Problem description:
Leave out every picture, then transcribe the rest of the listing exactly.

• • • • • • •

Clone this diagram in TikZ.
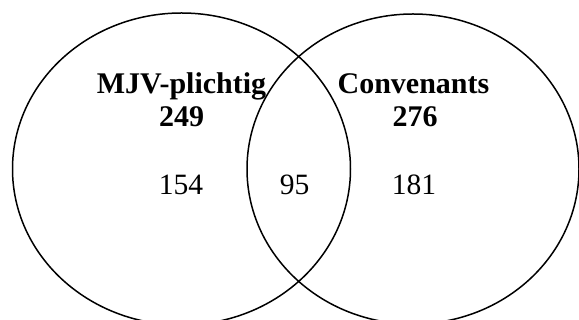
\documentclass[tikz,border=0pt]{standalone}
\usepackage{fontspec}
\setmainfont{Liberation Serif}
\begin{document}
\begin{tikzpicture}[x=1pt,y=1pt,
  setline/.style={line width=1.5pt},
  setlabel/.style={anchor=base,inner sep=0pt,font=\fontsize{30}{33}\selectfont\bfseries},
  setcount/.style={anchor=base,inner sep=0pt,font=\fontsize{29.5}{33}\selectfont}]
\useasboundingbox (0,0) rectangle (579,320);
\clip (0,0) rectangle (579,320);
% the two sets
\draw[setline] (181.5,151) ellipse [x radius=169, y radius=156];
\draw[setline] (413,151) ellipse [x radius=166, y radius=155];
% set names and totals
\node[setlabel] (mjv) at (181.5,226) {MJV-plichtig};
\node[setlabel] (mjvtotal) at (181.5,193) {249};
\node[setlabel] (conv) at (413.5,226) {Convenants};
\node[setlabel] (convtotal) at (415,193) {276};
% region counts
\node[setcount] (onlymjv) at (181,125) {154};
\node[setcount] (both) at (294.5,125) {95};
\node[setcount] (onlyconv) at (414,125) {181};
\end{tikzpicture}
\end{document}
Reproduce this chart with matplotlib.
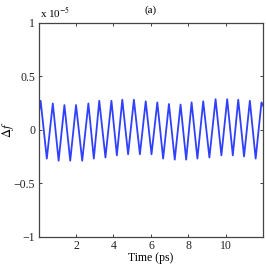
import matplotlib
matplotlib.use("Agg")
import matplotlib.pyplot as plt

# peak / trough vertices (values in units of 1e-5)
t_start, f_start = 0.0, 0.14
peak_t = [0.11, 0.76, 1.38, 2.00, 2.66, 3.24, 3.89, 4.47, 5.09, 5.72,
          6.34, 6.96, 7.58, 8.17, 8.79, 9.45, 10.07, 10.66, 11.28, 11.90]
peak_f = [0.27, 0.245, 0.23, 0.23, 0.245, 0.27, 0.27, 0.28, 0.28, 0.265,
          0.255, 0.24, 0.235, 0.255, 0.265, 0.285, 0.285, 0.28, 0.27, 0.255]
trough_t = [0.44, 1.07, 1.69, 2.33, 2.95, 3.57, 4.18, 4.78, 5.41, 6.03,
            6.65, 7.27, 7.88, 8.48, 9.12, 9.76, 10.37, 10.97, 11.59]
trough_f = [-0.27, -0.29, -0.29, -0.29, -0.27, -0.26, -0.24, -0.23, -0.23, -0.23,
            -0.27, -0.28, -0.28, -0.27, -0.26, -0.24, -0.24, -0.25, -0.27]
t_end, f_end = 12.0, 0.22

xticks = [2, 4, 6, 8, 10]
yticks = [-1, -0.5, 0, 0.5, 1]
ytick_labels = ["\u22121", "\u22120.5", "0", "0.5", "1"]

# build the polyline: start, then alternate peak / trough, then end
t = [t_start]
f = [f_start]
for i in range(len(peak_t)):
    t.append(peak_t[i])
    f.append(peak_f[i])
    if i < len(trough_t):
        t.append(trough_t[i])
        f.append(trough_f[i])
t.append(t_end)
f.append(f_end)

plt.rcParams['font.family'] = ['Liberation Serif', 'DejaVu Serif']
plt.rcParams['mathtext.fontset'] = 'stix'

fig = plt.figure(figsize=(2.66, 2.66), dpi=100)
ax = fig.add_axes([0.145, 0.110, 0.845, 0.805])
ax.plot(t, f, color='#3040ff', linewidth=1.3)

ax.set_xlim(0, 12)
ax.set_ylim(-1, 1)
ax.set_xticks(xticks)
ax.set_xticklabels([str(x) for x in xticks])
ax.set_yticks(yticks)
ax.set_yticklabels(ytick_labels)
ax.tick_params(direction='in', length=2.5, width=0.6, labelsize=8.5,
               top=True, right=True, colors='#222222', pad=2.5)
for s in ax.spines.values():
    s.set_color('#444444')
    s.set_linewidth(0.9)

ax.set_xlabel('Time (ps)', fontsize=8.5, labelpad=0)
ax.set_ylabel(r'$\Delta f$', fontsize=9, va='center')
ax.yaxis.set_label_coords(-0.135, 0.5)
ax.set_title('(a)', fontsize=8, pad=7)
fig.text(0.15, 0.935, r'x 10$^{-5}$', fontsize=8)

fig.savefig('out.png', dpi=100)
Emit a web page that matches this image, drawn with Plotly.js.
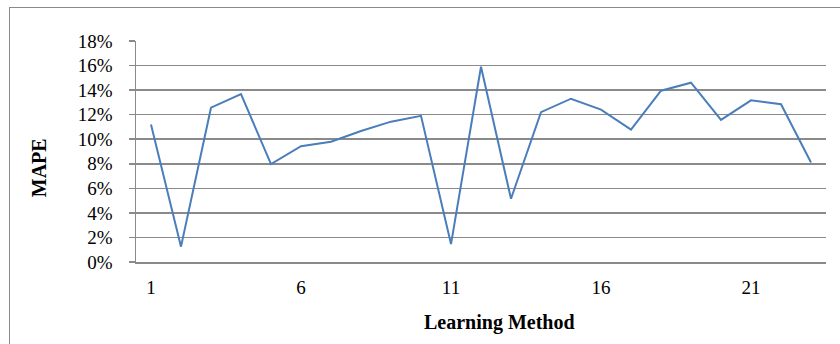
<!DOCTYPE html>
<html>
<head>
<meta charset="utf-8">
<script src="https://cdn.plot.ly/plotly-3.0.1.min.js"></script>
<style>
  html, body { margin: 0; padding: 0; background: #fff; }
  #wrap { position: relative; width: 840px; height: 344px; overflow: hidden; }
  #chart { position: absolute; left: 0; top: 0; width: 840px; height: 344px; }
  #frame { position: absolute; left: 9px; top: 7px; width: 840px; height: 360px;
           border: 1.5px solid #8a8a8a; box-sizing: border-box; pointer-events: none; }
</style>
</head>
<body>
<div id="wrap">
  <div id="chart"></div>
  <div id="frame"></div>
</div>
<script>
// Learning methods 1..23 and their mean absolute percentage error
const methods = [1, 2, 3, 4, 5, 6, 7, 8, 9, 10, 11, 12, 13, 14, 15, 16, 17, 18, 19, 20, 21, 22, 23];
const mape = [0.112, 0.0125, 0.1257, 0.1368, 0.0797, 0.0943, 0.098, 0.1067, 0.1143, 0.119,
              0.0146, 0.159, 0.0515, 0.122, 0.133, 0.1241, 0.1078, 0.1395, 0.146, 0.1157,
              0.1317, 0.1285, 0.081];
const xTickVals = [1, 6, 11, 16, 21];
const xTickText = ['1', '6', '11', '16', '21'];
const yTickVals = [0, 0.02, 0.04, 0.06, 0.08, 0.10, 0.12, 0.14, 0.16, 0.18];

const serif = 'Liberation Serif, Times New Roman, serif';
const gridGray = '#8a8a8a';

const trace = {
  x: methods,
  y: mape,
  type: 'scatter',
  mode: 'lines',
  line: { color: '#4a7ebb', width: 2 },
  hoverinfo: 'x+y'
};

const layout = {
  width: 840,
  height: 344,
  margin: { l: 136, r: 14, t: 41, b: 82 },
  paper_bgcolor: '#ffffff',
  plot_bgcolor: '#ffffff',
  showlegend: false,
  font: { family: serif, color: '#000000', size: 19 },
  xaxis: {
    range: [0.5, 23.5],
    tickmode: 'array',
    tickvals: xTickVals,
    ticktext: xTickText,
    showgrid: false,
    zeroline: false,
    showline: true,
    linecolor: gridGray,
    linewidth: 1.5,
    ticks: '',
    ticklabelstandoff: 8,
    tickfont: { family: serif, size: 19, color: '#000' },
    fixedrange: true
  },
  yaxis: {
    range: [0, 0.18],
    tickmode: 'array',
    tickvals: yTickVals,
    tickformat: '.0%',
    showgrid: true,
    gridcolor: gridGray,
    gridwidth: 1.5,
    zeroline: false,
    showline: true,
    linecolor: gridGray,
    linewidth: 1.5,
    ticks: 'outside',
    ticklen: 6,
    tickcolor: gridGray,
    tickwidth: 1.5,
    ticklabelstandoff: 12,
    tickfont: { family: serif, size: 19, color: '#000' },
    fixedrange: true
  },
  annotations: [
    {
      text: '<b>Learning Method</b>',
      xref: 'paper', yref: 'paper',
      x: 0.5267, y: -0.273,
      xanchor: 'center', yanchor: 'middle',
      showarrow: false,
      font: { family: serif, size: 20, color: '#000' }
    },
    {
      text: '<b>MAPE</b>',
      xref: 'paper', yref: 'paper',
      x: -0.1413, y: 0.4266,
      xanchor: 'center', yanchor: 'middle',
      textangle: -90,
      showarrow: false,
      font: { family: serif, size: 20, color: '#000' }
    }
  ]
};

Plotly.newPlot('chart', [trace], layout, { displayModeBar: false, staticPlot: true });
</script>
</body>
</html>
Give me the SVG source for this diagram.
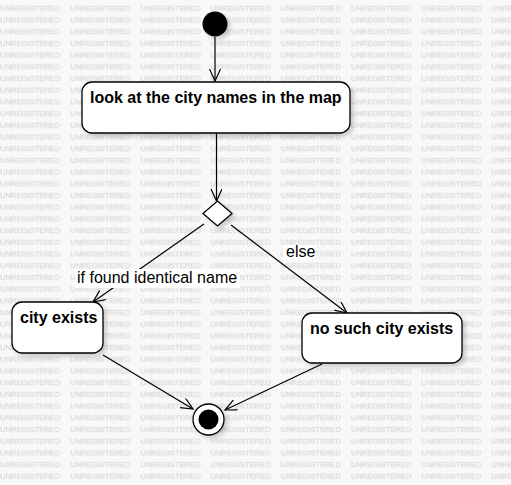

• • • • • • •

Correct answer:
Clone this diagram in TikZ.
\documentclass[tikz,border=0pt]{standalone}
\usepackage{fontspec}
\setmainfont{Liberation Serif}
\begin{document}
\begin{tikzpicture}[x=1pt,y=1pt,
  setline/.style={line width=1.5pt},
  setlabel/.style={anchor=base,inner sep=0pt,font=\fontsize{30}{33}\selectfont\bfseries},
  setcount/.style={anchor=base,inner sep=0pt,font=\fontsize{29.5}{33}\selectfont}]
\useasboundingbox (0,0) rectangle (579,320);
\clip (0,0) rectangle (579,320);
% the two sets
\draw[setline] (181.5,151) ellipse [x radius=169, y radius=156];
\draw[setline] (413,151) ellipse [x radius=166, y radius=155];
% set names and totals
\node[setlabel] (mjv) at (181.5,226) {MJV-plichtig};
\node[setlabel] (mjvtotal) at (181.5,193) {249};
\node[setlabel] (conv) at (413.5,226) {Convenants};
\node[setlabel] (convtotal) at (415,193) {276};
% region counts
\node[setcount] (onlymjv) at (181,125) {154};
\node[setcount] (both) at (294.5,125) {95};
\node[setcount] (onlyconv) at (414,125) {181};
\end{tikzpicture}
\end{document}
Reproduce this chart with matplotlib.
import matplotlib
matplotlib.use("Agg")
import matplotlib.pyplot as plt

# peak / trough vertices (values in units of 1e-5)
t_start, f_start = 0.0, 0.14
peak_t = [0.11, 0.76, 1.38, 2.00, 2.66, 3.24, 3.89, 4.47, 5.09, 5.72,
          6.34, 6.96, 7.58, 8.17, 8.79, 9.45, 10.07, 10.66, 11.28, 11.90]
peak_f = [0.27, 0.245, 0.23, 0.23, 0.245, 0.27, 0.27, 0.28, 0.28, 0.265,
          0.255, 0.24, 0.235, 0.255, 0.265, 0.285, 0.285, 0.28, 0.27, 0.255]
trough_t = [0.44, 1.07, 1.69, 2.33, 2.95, 3.57, 4.18, 4.78, 5.41, 6.03,
            6.65, 7.27, 7.88, 8.48, 9.12, 9.76, 10.37, 10.97, 11.59]
trough_f = [-0.27, -0.29, -0.29, -0.29, -0.27, -0.26, -0.24, -0.23, -0.23, -0.23,
            -0.27, -0.28, -0.28, -0.27, -0.26, -0.24, -0.24, -0.25, -0.27]
t_end, f_end = 12.0, 0.22

xticks = [2, 4, 6, 8, 10]
yticks = [-1, -0.5, 0, 0.5, 1]
ytick_labels = ["\u22121", "\u22120.5", "0", "0.5", "1"]

# build the polyline: start, then alternate peak / trough, then end
t = [t_start]
f = [f_start]
for i in range(len(peak_t)):
    t.append(peak_t[i])
    f.append(peak_f[i])
    if i < len(trough_t):
        t.append(trough_t[i])
        f.append(trough_f[i])
t.append(t_end)
f.append(f_end)

plt.rcParams['font.family'] = ['Liberation Serif', 'DejaVu Serif']
plt.rcParams['mathtext.fontset'] = 'stix'

fig = plt.figure(figsize=(2.66, 2.66), dpi=100)
ax = fig.add_axes([0.145, 0.110, 0.845, 0.805])
ax.plot(t, f, color='#3040ff', linewidth=1.3)

ax.set_xlim(0, 12)
ax.set_ylim(-1, 1)
ax.set_xticks(xticks)
ax.set_xticklabels([str(x) for x in xticks])
ax.set_yticks(yticks)
ax.set_yticklabels(ytick_labels)
ax.tick_params(direction='in', length=2.5, width=0.6, labelsize=8.5,
               top=True, right=True, colors='#222222', pad=2.5)
for s in ax.spines.values():
    s.set_color('#444444')
    s.set_linewidth(0.9)

ax.set_xlabel('Time (ps)', fontsize=8.5, labelpad=0)
ax.set_ylabel(r'$\Delta f$', fontsize=9, va='center')
ax.yaxis.set_label_coords(-0.135, 0.5)
ax.set_title('(a)', fontsize=8, pad=7)
fig.text(0.15, 0.935, r'x 10$^{-5}$', fontsize=8)

fig.savefig('out.png', dpi=100)
Emit a web page that matches this image, drawn with Plotly.js.
<!DOCTYPE html>
<html>
<head>
<meta charset="utf-8">
<script src="https://cdn.plot.ly/plotly-3.0.1.min.js"></script>
<style>
  html, body { margin: 0; padding: 0; background: #fff; }
  #wrap { position: relative; width: 840px; height: 344px; overflow: hidden; }
  #chart { position: absolute; left: 0; top: 0; width: 840px; height: 344px; }
  #frame { position: absolute; left: 9px; top: 7px; width: 840px; height: 360px;
           border: 1.5px solid #8a8a8a; box-sizing: border-box; pointer-events: none; }
</style>
</head>
<body>
<div id="wrap">
  <div id="chart"></div>
  <div id="frame"></div>
</div>
<script>
// Learning methods 1..23 and their mean absolute percentage error
const methods = [1, 2, 3, 4, 5, 6, 7, 8, 9, 10, 11, 12, 13, 14, 15, 16, 17, 18, 19, 20, 21, 22, 23];
const mape = [0.112, 0.0125, 0.1257, 0.1368, 0.0797, 0.0943, 0.098, 0.1067, 0.1143, 0.119,
              0.0146, 0.159, 0.0515, 0.122, 0.133, 0.1241, 0.1078, 0.1395, 0.146, 0.1157,
              0.1317, 0.1285, 0.081];
const xTickVals = [1, 6, 11, 16, 21];
const xTickText = ['1', '6', '11', '16', '21'];
const yTickVals = [0, 0.02, 0.04, 0.06, 0.08, 0.10, 0.12, 0.14, 0.16, 0.18];

const serif = 'Liberation Serif, Times New Roman, serif';
const gridGray = '#8a8a8a';

const trace = {
  x: methods,
  y: mape,
  type: 'scatter',
  mode: 'lines',
  line: { color: '#4a7ebb', width: 2 },
  hoverinfo: 'x+y'
};

const layout = {
  width: 840,
  height: 344,
  margin: { l: 136, r: 14, t: 41, b: 82 },
  paper_bgcolor: '#ffffff',
  plot_bgcolor: '#ffffff',
  showlegend: false,
  font: { family: serif, color: '#000000', size: 19 },
  xaxis: {
    range: [0.5, 23.5],
    tickmode: 'array',
    tickvals: xTickVals,
    ticktext: xTickText,
    showgrid: false,
    zeroline: false,
    showline: true,
    linecolor: gridGray,
    linewidth: 1.5,
    ticks: '',
    ticklabelstandoff: 8,
    tickfont: { family: serif, size: 19, color: '#000' },
    fixedrange: true
  },
  yaxis: {
    range: [0, 0.18],
    tickmode: 'array',
    tickvals: yTickVals,
    tickformat: '.0%',
    showgrid: true,
    gridcolor: gridGray,
    gridwidth: 1.5,
    zeroline: false,
    showline: true,
    linecolor: gridGray,
    linewidth: 1.5,
    ticks: 'outside',
    ticklen: 6,
    tickcolor: gridGray,
    tickwidth: 1.5,
    ticklabelstandoff: 12,
    tickfont: { family: serif, size: 19, color: '#000' },
    fixedrange: true
  },
  annotations: [
    {
      text: '<b>Learning Method</b>',
      xref: 'paper', yref: 'paper',
      x: 0.5267, y: -0.273,
      xanchor: 'center', yanchor: 'middle',
      showarrow: false,
      font: { family: serif, size: 20, color: '#000' }
    },
    {
      text: '<b>MAPE</b>',
      xref: 'paper', yref: 'paper',
      x: -0.1413, y: 0.4266,
      xanchor: 'center', yanchor: 'middle',
      textangle: -90,
      showarrow: false,
      font: { family: serif, size: 20, color: '#000' }
    }
  ]
};

Plotly.newPlot('chart', [trace], layout, { displayModeBar: false, staticPlot: true });
</script>
</body>
</html>
Give me the SVG source for this diagram.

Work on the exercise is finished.